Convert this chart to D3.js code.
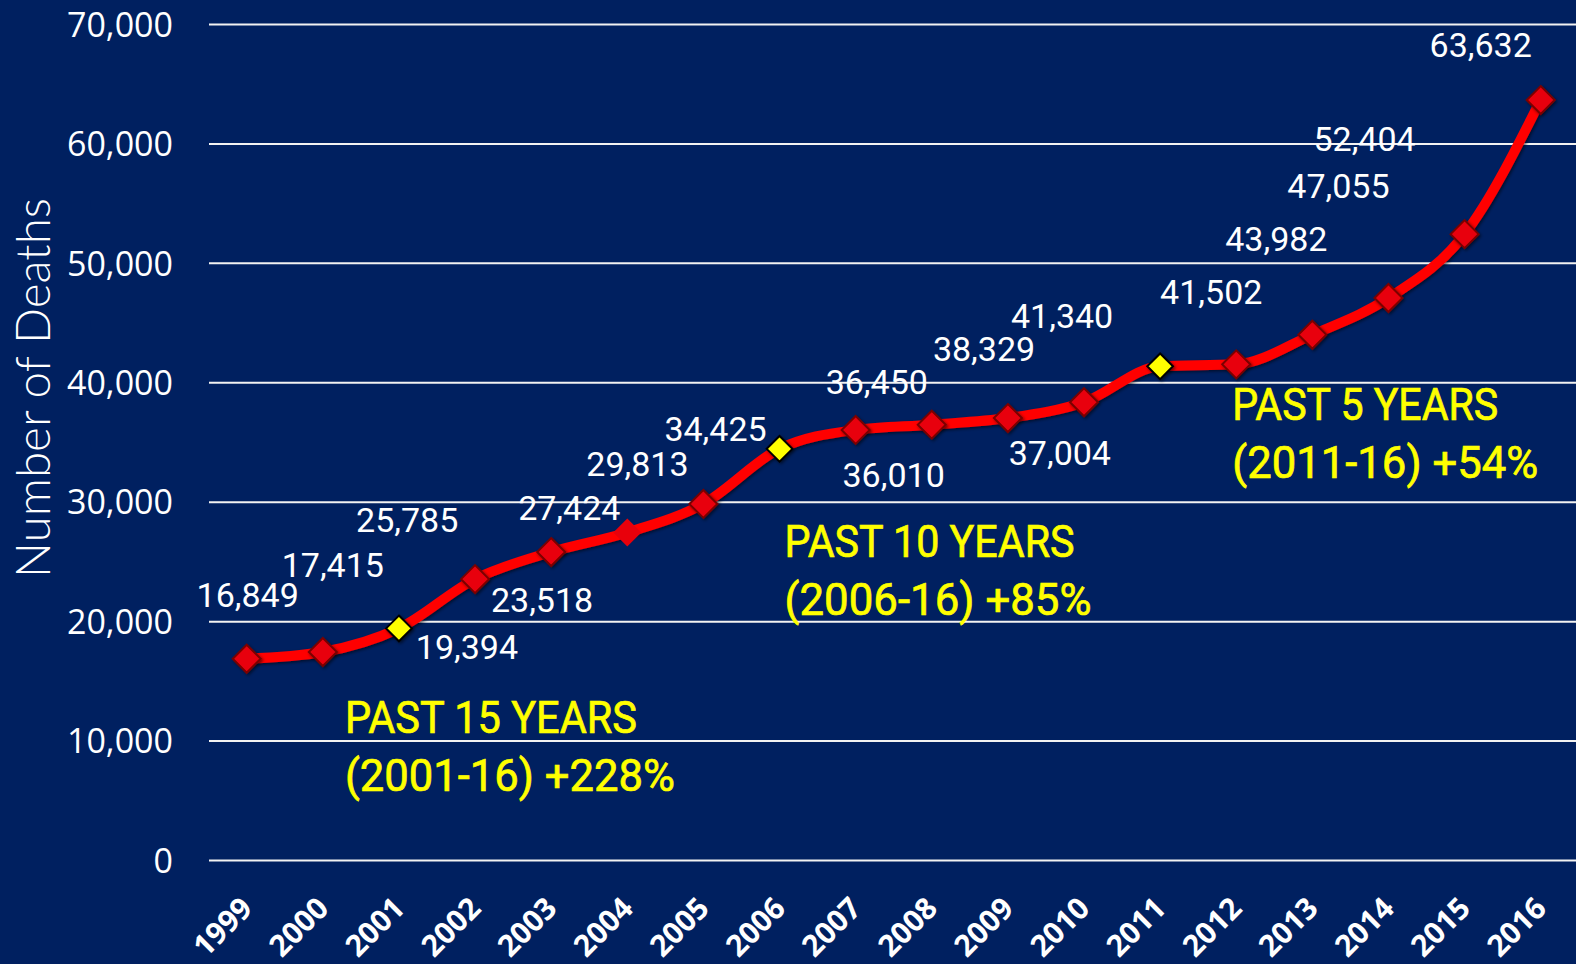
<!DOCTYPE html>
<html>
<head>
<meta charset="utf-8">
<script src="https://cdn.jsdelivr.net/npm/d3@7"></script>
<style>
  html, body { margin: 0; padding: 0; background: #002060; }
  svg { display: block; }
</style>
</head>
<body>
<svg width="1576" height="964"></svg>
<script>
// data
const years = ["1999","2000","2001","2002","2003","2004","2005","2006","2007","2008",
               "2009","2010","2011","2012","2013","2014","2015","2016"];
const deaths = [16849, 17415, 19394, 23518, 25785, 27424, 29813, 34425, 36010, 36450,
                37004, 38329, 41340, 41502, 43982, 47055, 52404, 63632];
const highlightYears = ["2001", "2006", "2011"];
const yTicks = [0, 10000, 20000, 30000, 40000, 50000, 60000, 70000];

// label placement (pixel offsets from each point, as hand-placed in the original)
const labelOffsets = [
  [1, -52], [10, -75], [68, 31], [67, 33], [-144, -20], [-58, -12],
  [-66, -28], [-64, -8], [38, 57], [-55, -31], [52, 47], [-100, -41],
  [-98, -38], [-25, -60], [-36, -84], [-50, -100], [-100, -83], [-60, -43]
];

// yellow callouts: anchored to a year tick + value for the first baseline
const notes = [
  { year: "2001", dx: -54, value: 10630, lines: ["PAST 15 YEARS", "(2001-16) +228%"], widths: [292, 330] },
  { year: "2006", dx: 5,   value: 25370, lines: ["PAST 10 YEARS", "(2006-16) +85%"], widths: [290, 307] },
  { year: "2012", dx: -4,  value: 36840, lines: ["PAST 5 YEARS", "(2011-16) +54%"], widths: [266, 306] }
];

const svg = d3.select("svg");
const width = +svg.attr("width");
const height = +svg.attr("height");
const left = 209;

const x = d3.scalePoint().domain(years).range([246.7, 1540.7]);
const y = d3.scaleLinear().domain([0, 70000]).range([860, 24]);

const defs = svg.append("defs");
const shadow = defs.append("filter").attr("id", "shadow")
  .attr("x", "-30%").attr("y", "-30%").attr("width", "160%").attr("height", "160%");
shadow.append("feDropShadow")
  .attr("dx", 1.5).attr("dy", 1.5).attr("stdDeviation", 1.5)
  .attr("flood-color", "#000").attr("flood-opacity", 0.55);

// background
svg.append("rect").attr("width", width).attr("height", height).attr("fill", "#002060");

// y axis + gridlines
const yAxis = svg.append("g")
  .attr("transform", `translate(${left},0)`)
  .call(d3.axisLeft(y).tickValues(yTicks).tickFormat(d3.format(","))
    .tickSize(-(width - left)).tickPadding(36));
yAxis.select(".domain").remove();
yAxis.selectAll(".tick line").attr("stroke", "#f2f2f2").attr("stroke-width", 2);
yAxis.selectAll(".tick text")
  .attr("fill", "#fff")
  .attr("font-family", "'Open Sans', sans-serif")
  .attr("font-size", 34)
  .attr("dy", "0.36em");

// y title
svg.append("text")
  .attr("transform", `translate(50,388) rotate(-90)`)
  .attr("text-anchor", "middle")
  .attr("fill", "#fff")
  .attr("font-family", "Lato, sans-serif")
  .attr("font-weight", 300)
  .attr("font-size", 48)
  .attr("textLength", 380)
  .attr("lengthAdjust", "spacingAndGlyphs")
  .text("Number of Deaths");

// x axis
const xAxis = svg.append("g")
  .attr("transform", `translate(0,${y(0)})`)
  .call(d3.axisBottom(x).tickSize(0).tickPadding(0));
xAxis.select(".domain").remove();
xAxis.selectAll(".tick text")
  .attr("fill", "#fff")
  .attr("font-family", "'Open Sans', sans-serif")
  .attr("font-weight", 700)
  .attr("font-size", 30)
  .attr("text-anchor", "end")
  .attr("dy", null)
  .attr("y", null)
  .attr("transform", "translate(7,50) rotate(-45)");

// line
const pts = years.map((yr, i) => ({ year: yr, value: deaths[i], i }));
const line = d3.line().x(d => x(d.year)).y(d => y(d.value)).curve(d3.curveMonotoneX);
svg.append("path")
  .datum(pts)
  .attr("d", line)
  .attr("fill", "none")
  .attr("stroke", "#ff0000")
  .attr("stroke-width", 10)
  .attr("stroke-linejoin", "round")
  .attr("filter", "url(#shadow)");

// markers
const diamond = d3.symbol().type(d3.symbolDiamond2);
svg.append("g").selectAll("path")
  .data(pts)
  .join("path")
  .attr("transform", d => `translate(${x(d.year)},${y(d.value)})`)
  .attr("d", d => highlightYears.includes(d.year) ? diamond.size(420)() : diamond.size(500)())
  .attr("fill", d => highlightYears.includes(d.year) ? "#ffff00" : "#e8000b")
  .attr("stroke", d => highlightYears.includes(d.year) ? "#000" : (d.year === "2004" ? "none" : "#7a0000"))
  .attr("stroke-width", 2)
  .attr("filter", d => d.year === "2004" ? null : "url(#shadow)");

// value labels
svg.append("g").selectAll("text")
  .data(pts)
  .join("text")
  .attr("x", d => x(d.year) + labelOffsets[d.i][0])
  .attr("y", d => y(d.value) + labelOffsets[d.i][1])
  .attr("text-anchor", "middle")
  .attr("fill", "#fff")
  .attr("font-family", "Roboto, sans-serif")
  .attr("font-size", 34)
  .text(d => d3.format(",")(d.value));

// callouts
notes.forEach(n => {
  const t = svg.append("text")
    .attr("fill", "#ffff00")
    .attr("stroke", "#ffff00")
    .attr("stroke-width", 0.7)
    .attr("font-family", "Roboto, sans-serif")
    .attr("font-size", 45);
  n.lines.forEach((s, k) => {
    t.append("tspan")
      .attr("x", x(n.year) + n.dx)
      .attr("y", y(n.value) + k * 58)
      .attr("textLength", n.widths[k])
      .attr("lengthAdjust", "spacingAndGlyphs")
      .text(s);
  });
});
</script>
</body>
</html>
------------
## Work to do:
Copy the listing in full and without alteration, omitting every picture.

## Expected answer:
Convert this chart to D3.js code.
<!DOCTYPE html>
<html>
<head>
<meta charset="utf-8">
<script src="https://cdn.jsdelivr.net/npm/d3@7"></script>
<style>
  html, body { margin: 0; padding: 0; background: #002060; }
  svg { display: block; }
</style>
</head>
<body>
<svg width="1576" height="964"></svg>
<script>
// data
const years = ["1999","2000","2001","2002","2003","2004","2005","2006","2007","2008",
               "2009","2010","2011","2012","2013","2014","2015","2016"];
const deaths = [16849, 17415, 19394, 23518, 25785, 27424, 29813, 34425, 36010, 36450,
                37004, 38329, 41340, 41502, 43982, 47055, 52404, 63632];
const highlightYears = ["2001", "2006", "2011"];
const yTicks = [0, 10000, 20000, 30000, 40000, 50000, 60000, 70000];

// label placement (pixel offsets from each point, as hand-placed in the original)
const labelOffsets = [
  [1, -52], [10, -75], [68, 31], [67, 33], [-144, -20], [-58, -12],
  [-66, -28], [-64, -8], [38, 57], [-55, -31], [52, 47], [-100, -41],
  [-98, -38], [-25, -60], [-36, -84], [-50, -100], [-100, -83], [-60, -43]
];

// yellow callouts: anchored to a year tick + value for the first baseline
const notes = [
  { year: "2001", dx: -54, value: 10630, lines: ["PAST 15 YEARS", "(2001-16) +228%"], widths: [292, 330] },
  { year: "2006", dx: 5,   value: 25370, lines: ["PAST 10 YEARS", "(2006-16) +85%"], widths: [290, 307] },
  { year: "2012", dx: -4,  value: 36840, lines: ["PAST 5 YEARS", "(2011-16) +54%"], widths: [266, 306] }
];

const svg = d3.select("svg");
const width = +svg.attr("width");
const height = +svg.attr("height");
const left = 209;

const x = d3.scalePoint().domain(years).range([246.7, 1540.7]);
const y = d3.scaleLinear().domain([0, 70000]).range([860, 24]);

const defs = svg.append("defs");
const shadow = defs.append("filter").attr("id", "shadow")
  .attr("x", "-30%").attr("y", "-30%").attr("width", "160%").attr("height", "160%");
shadow.append("feDropShadow")
  .attr("dx", 1.5).attr("dy", 1.5).attr("stdDeviation", 1.5)
  .attr("flood-color", "#000").attr("flood-opacity", 0.55);

// background
svg.append("rect").attr("width", width).attr("height", height).attr("fill", "#002060");

// y axis + gridlines
const yAxis = svg.append("g")
  .attr("transform", `translate(${left},0)`)
  .call(d3.axisLeft(y).tickValues(yTicks).tickFormat(d3.format(","))
    .tickSize(-(width - left)).tickPadding(36));
yAxis.select(".domain").remove();
yAxis.selectAll(".tick line").attr("stroke", "#f2f2f2").attr("stroke-width", 2);
yAxis.selectAll(".tick text")
  .attr("fill", "#fff")
  .attr("font-family", "'Open Sans', sans-serif")
  .attr("font-size", 34)
  .attr("dy", "0.36em");

// y title
svg.append("text")
  .attr("transform", `translate(50,388) rotate(-90)`)
  .attr("text-anchor", "middle")
  .attr("fill", "#fff")
  .attr("font-family", "Lato, sans-serif")
  .attr("font-weight", 300)
  .attr("font-size", 48)
  .attr("textLength", 380)
  .attr("lengthAdjust", "spacingAndGlyphs")
  .text("Number of Deaths");

// x axis
const xAxis = svg.append("g")
  .attr("transform", `translate(0,${y(0)})`)
  .call(d3.axisBottom(x).tickSize(0).tickPadding(0));
xAxis.select(".domain").remove();
xAxis.selectAll(".tick text")
  .attr("fill", "#fff")
  .attr("font-family", "'Open Sans', sans-serif")
  .attr("font-weight", 700)
  .attr("font-size", 30)
  .attr("text-anchor", "end")
  .attr("dy", null)
  .attr("y", null)
  .attr("transform", "translate(7,50) rotate(-45)");

// line
const pts = years.map((yr, i) => ({ year: yr, value: deaths[i], i }));
const line = d3.line().x(d => x(d.year)).y(d => y(d.value)).curve(d3.curveMonotoneX);
svg.append("path")
  .datum(pts)
  .attr("d", line)
  .attr("fill", "none")
  .attr("stroke", "#ff0000")
  .attr("stroke-width", 10)
  .attr("stroke-linejoin", "round")
  .attr("filter", "url(#shadow)");

// markers
const diamond = d3.symbol().type(d3.symbolDiamond2);
svg.append("g").selectAll("path")
  .data(pts)
  .join("path")
  .attr("transform", d => `translate(${x(d.year)},${y(d.value)})`)
  .attr("d", d => highlightYears.includes(d.year) ? diamond.size(420)() : diamond.size(500)())
  .attr("fill", d => highlightYears.includes(d.year) ? "#ffff00" : "#e8000b")
  .attr("stroke", d => highlightYears.includes(d.year) ? "#000" : (d.year === "2004" ? "none" : "#7a0000"))
  .attr("stroke-width", 2)
  .attr("filter", d => d.year === "2004" ? null : "url(#shadow)");

// value labels
svg.append("g").selectAll("text")
  .data(pts)
  .join("text")
  .attr("x", d => x(d.year) + labelOffsets[d.i][0])
  .attr("y", d => y(d.value) + labelOffsets[d.i][1])
  .attr("text-anchor", "middle")
  .attr("fill", "#fff")
  .attr("font-family", "Roboto, sans-serif")
  .attr("font-size", 34)
  .text(d => d3.format(",")(d.value));

// callouts
notes.forEach(n => {
  const t = svg.append("text")
    .attr("fill", "#ffff00")
    .attr("stroke", "#ffff00")
    .attr("stroke-width", 0.7)
    .attr("font-family", "Roboto, sans-serif")
    .attr("font-size", 45);
  n.lines.forEach((s, k) => {
    t.append("tspan")
      .attr("x", x(n.year) + n.dx)
      .attr("y", y(n.value) + k * 58)
      .attr("textLength", n.widths[k])
      .attr("lengthAdjust", "spacingAndGlyphs")
      .text(s);
  });
});
</script>
</body>
</html>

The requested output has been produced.